■ Extracted entries:
------------------------
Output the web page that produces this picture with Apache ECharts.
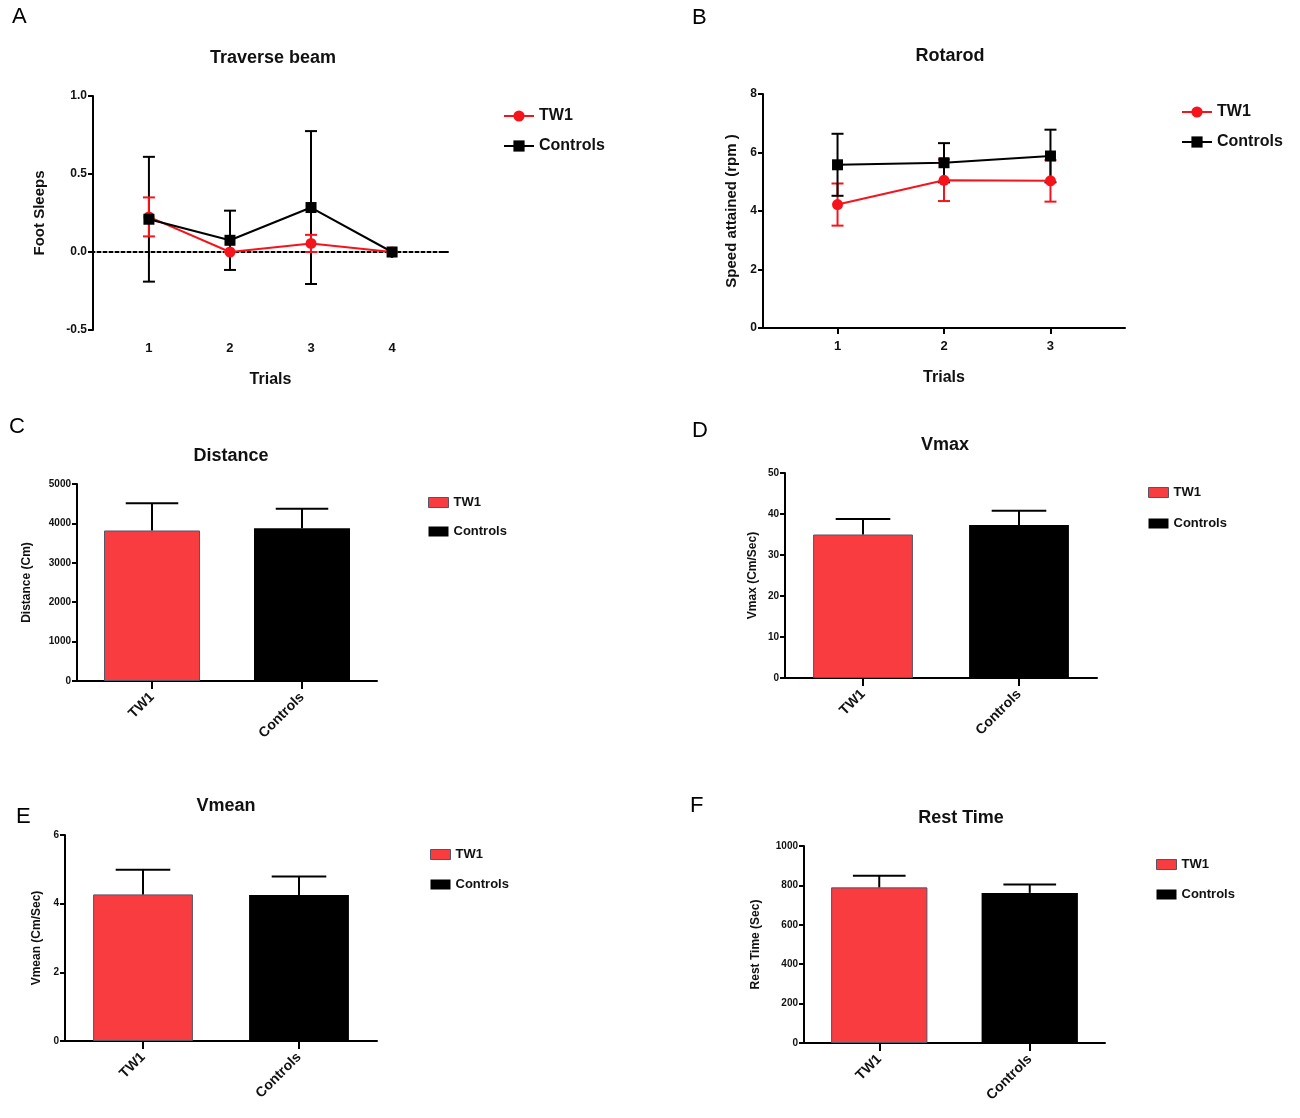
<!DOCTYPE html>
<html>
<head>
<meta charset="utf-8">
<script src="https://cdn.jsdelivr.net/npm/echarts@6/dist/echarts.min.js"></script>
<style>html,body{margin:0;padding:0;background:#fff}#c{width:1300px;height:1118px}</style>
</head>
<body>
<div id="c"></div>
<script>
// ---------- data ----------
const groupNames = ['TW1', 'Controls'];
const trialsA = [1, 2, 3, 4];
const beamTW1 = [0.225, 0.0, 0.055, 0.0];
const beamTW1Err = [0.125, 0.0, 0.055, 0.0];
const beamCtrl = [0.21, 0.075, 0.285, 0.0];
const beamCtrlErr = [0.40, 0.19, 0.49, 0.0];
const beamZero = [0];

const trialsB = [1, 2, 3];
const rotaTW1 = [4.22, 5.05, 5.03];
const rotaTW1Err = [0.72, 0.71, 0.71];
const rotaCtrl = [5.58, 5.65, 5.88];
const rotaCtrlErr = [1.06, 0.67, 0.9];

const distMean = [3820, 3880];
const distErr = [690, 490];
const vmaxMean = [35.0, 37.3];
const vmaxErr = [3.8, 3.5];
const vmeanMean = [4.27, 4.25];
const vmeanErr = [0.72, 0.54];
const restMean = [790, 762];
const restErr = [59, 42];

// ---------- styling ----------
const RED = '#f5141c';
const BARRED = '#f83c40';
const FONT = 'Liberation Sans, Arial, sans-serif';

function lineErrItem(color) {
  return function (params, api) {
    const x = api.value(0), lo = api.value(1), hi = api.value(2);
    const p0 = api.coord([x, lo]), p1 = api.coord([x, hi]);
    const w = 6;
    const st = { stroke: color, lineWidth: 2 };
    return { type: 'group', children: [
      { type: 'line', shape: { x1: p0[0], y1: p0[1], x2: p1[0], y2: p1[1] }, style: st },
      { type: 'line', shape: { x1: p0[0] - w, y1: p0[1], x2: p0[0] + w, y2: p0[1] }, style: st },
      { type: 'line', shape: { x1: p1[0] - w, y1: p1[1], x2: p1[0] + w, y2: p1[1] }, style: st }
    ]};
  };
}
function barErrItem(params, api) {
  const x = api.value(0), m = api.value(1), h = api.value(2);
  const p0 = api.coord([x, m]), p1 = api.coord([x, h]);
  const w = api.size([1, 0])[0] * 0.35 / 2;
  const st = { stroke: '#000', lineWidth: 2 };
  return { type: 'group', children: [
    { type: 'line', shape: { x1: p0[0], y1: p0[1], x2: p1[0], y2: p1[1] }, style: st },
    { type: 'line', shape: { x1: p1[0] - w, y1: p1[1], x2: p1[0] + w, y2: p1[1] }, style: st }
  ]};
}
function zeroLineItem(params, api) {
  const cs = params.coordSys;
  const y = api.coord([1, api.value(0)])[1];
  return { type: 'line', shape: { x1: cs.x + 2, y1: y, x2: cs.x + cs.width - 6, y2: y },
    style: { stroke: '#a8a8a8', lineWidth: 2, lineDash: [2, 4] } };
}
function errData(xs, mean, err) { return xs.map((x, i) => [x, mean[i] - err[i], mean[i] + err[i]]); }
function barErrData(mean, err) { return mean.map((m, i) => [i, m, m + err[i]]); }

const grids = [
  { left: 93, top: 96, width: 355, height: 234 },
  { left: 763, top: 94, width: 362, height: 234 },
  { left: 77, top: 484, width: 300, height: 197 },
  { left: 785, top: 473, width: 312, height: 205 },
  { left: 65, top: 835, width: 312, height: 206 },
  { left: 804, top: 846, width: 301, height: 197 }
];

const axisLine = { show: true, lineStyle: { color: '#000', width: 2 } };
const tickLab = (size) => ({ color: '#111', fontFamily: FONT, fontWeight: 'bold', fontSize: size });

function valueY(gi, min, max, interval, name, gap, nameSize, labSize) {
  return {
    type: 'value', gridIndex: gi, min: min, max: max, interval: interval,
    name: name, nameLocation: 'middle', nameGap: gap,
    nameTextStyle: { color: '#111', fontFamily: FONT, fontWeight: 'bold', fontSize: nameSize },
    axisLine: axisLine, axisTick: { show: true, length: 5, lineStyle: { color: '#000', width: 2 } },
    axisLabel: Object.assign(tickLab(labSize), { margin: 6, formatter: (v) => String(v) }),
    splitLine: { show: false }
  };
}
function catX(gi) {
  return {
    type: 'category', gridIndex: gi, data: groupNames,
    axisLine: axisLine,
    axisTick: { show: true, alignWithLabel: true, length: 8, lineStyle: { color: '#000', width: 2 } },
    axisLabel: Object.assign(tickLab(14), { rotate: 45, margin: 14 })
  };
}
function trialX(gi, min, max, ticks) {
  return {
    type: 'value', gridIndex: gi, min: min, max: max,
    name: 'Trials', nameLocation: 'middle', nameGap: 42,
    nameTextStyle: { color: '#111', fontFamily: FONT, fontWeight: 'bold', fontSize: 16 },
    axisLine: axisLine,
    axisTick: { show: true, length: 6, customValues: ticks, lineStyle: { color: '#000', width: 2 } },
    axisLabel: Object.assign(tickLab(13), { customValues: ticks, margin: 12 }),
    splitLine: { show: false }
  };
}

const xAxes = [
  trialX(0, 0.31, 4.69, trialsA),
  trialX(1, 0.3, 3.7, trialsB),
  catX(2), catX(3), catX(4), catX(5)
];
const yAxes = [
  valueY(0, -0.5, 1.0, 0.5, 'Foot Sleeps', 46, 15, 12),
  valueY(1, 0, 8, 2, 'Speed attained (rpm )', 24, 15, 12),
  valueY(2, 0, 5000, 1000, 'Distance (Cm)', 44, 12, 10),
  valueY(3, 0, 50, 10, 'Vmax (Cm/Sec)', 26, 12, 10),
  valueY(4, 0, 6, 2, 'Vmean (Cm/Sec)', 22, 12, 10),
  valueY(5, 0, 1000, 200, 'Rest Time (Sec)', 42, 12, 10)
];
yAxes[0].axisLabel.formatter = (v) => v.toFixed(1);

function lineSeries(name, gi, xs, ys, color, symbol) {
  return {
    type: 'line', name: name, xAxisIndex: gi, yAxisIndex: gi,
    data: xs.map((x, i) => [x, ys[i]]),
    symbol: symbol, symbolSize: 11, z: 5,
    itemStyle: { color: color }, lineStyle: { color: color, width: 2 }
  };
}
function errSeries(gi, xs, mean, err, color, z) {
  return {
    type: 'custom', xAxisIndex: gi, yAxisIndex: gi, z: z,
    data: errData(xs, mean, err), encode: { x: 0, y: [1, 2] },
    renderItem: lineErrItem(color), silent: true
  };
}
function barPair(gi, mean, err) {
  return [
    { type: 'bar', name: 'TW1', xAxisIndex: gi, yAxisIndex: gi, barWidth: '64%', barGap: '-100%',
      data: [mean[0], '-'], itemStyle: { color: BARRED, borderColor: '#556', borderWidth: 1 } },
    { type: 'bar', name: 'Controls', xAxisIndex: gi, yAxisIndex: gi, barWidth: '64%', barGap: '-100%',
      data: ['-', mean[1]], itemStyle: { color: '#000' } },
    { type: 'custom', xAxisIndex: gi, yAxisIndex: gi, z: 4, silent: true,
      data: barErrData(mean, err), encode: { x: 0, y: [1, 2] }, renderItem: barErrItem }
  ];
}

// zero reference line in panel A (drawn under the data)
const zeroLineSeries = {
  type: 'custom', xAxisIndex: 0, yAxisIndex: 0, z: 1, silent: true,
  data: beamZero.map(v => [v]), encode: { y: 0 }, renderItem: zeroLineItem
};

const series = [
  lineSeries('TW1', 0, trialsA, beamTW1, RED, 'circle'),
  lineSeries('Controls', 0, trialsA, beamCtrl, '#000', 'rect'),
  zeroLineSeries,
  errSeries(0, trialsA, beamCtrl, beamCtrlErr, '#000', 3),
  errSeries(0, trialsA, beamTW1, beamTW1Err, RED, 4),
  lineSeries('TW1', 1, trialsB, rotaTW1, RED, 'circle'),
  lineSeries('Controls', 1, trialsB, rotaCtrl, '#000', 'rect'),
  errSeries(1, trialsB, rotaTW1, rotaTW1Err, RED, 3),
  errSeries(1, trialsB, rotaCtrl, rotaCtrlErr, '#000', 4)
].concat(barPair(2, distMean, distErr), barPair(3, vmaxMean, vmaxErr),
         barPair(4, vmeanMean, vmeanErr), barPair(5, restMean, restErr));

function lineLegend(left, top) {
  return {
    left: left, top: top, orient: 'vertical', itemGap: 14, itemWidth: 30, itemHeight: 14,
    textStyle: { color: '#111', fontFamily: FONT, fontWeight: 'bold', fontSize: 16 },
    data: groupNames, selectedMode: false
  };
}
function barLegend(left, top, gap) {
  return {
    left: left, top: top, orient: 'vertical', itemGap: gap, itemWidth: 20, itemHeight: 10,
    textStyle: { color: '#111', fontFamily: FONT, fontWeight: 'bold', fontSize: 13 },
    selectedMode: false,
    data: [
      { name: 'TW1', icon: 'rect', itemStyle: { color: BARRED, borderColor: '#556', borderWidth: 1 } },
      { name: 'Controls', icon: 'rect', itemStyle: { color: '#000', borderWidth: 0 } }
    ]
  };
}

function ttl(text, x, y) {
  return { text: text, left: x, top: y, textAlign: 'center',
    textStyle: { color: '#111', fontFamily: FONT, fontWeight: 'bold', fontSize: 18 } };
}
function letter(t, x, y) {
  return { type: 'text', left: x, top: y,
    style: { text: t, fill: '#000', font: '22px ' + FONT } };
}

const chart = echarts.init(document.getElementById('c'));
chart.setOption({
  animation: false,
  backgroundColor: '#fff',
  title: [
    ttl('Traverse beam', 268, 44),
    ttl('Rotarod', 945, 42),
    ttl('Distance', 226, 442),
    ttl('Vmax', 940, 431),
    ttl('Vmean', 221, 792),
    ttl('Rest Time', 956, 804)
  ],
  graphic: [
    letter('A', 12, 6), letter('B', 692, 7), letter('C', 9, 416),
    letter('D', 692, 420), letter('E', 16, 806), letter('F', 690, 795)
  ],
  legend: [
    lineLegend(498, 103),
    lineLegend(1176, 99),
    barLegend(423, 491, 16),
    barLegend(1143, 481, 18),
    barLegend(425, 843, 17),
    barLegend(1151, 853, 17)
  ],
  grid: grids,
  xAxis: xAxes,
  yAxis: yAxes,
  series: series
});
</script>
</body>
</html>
------------------------
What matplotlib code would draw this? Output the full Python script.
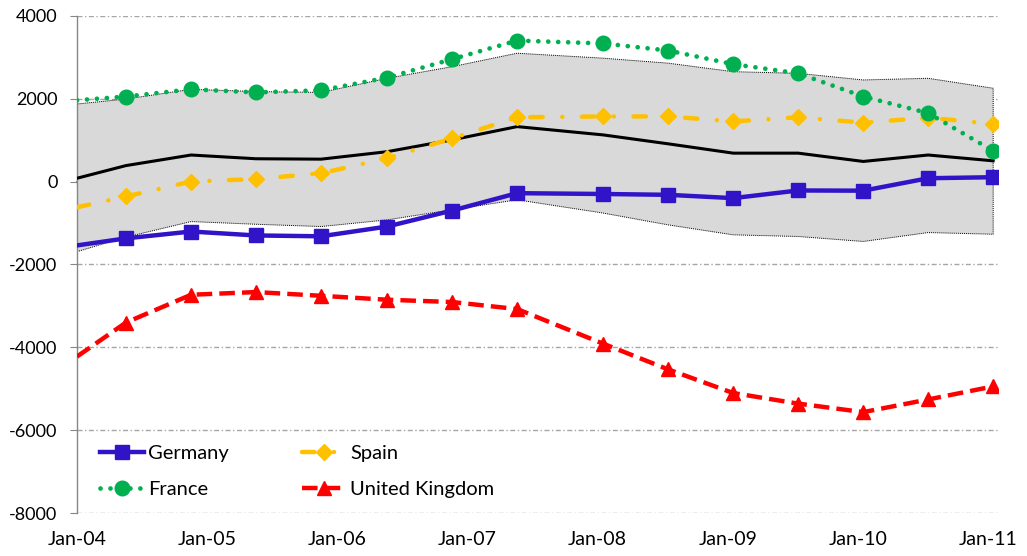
------------------------
The copy should hold exactly the lines from the line with "Output the web" to the line with "const beamZero = [0];", both ends in, set down without any pictures and with nothing added.

Output the web page that produces this picture with Apache ECharts.
<!DOCTYPE html>
<html>
<head>
<meta charset="utf-8">
<script src="https://cdn.jsdelivr.net/npm/echarts@6/dist/echarts.min.js"></script>
<style>html,body{margin:0;padding:0;background:#fff}#c{width:1300px;height:1118px}</style>
</head>
<body>
<div id="c"></div>
<script>
// ---------- data ----------
const groupNames = ['TW1', 'Controls'];
const trialsA = [1, 2, 3, 4];
const beamTW1 = [0.225, 0.0, 0.055, 0.0];
const beamTW1Err = [0.125, 0.0, 0.055, 0.0];
const beamCtrl = [0.21, 0.075, 0.285, 0.0];
const beamCtrlErr = [0.40, 0.19, 0.49, 0.0];
const beamZero = [0];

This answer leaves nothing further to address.